TEMPEL v COMMISSIONER OF INTERNAL REVENUE

US Tax Court, 136 T.C. No. 15, April 5, 2011: Holds transferable Colorado conservation easement tax credits are a capital asset, but the transaction costs to establish the easement are not basis of the asset, and asset holding period began only when the easement donation was complete and the credits were granted by the state.

The Petitioner, the Tempels, donated a conservation easement to a charity. Colorado grants transferable conservation easement income tax credits. Tempel sold most of their tax credits in the same year as they donated the conservation easement. In their federal income tax filing for that year, the Tempels characterized the income from that sale as a capital gain (first as a short-term gain; then at trial as a long-term gain). The IRS asserted in the alternative that the income from the sale was ordinary income, or if a capital gain, without any basis and held short-term.

The Tax Court analyzed the “ordinary income doctrine” exclusion from the definition of capital asset and concluded that the exclusion did not apply. Referring to the possibility of a reduction in Tempels’ taxes owed as a result of the credit, the Court wrote, “A reduction in a tax liability is not an accession to wealth. … A lesser tax detriment to a taxpayer is not an accession to wealth and therefore does not give rise to income.”

As to the basis of the tax credit as a capital asset, the Court reasoned that the transaction fees were incurred to establish a conservation easement donated to an unrelated third party, not to acquire the tax credits by purchase. Accordingly, and also because such expenses are deductible as an itemized deduction as “ordinary and necessary expenses incurred ‘in connection with the determination, collection, or refund of any tax’”, the transaction fees could not be used as the basis of the tax credits.

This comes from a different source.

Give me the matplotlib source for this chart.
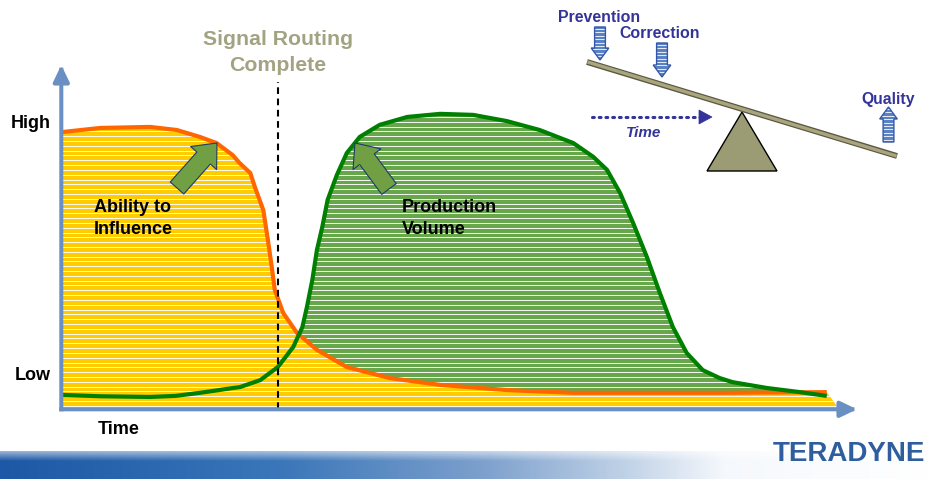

The Tempels also argued that the tax credits represented a portion of the value of their land subject to the easement, and therefore some of the cost of that land should be accounted as basis for the credits. The Court rejected this idea because it said the tax credits are not an interest in real property. For the same reason, the holding period of the tax credits, as a capital asset, did not begin when the Temples acquired the land, but when the conservation easement was donated, thereby creating only a short-term holding period.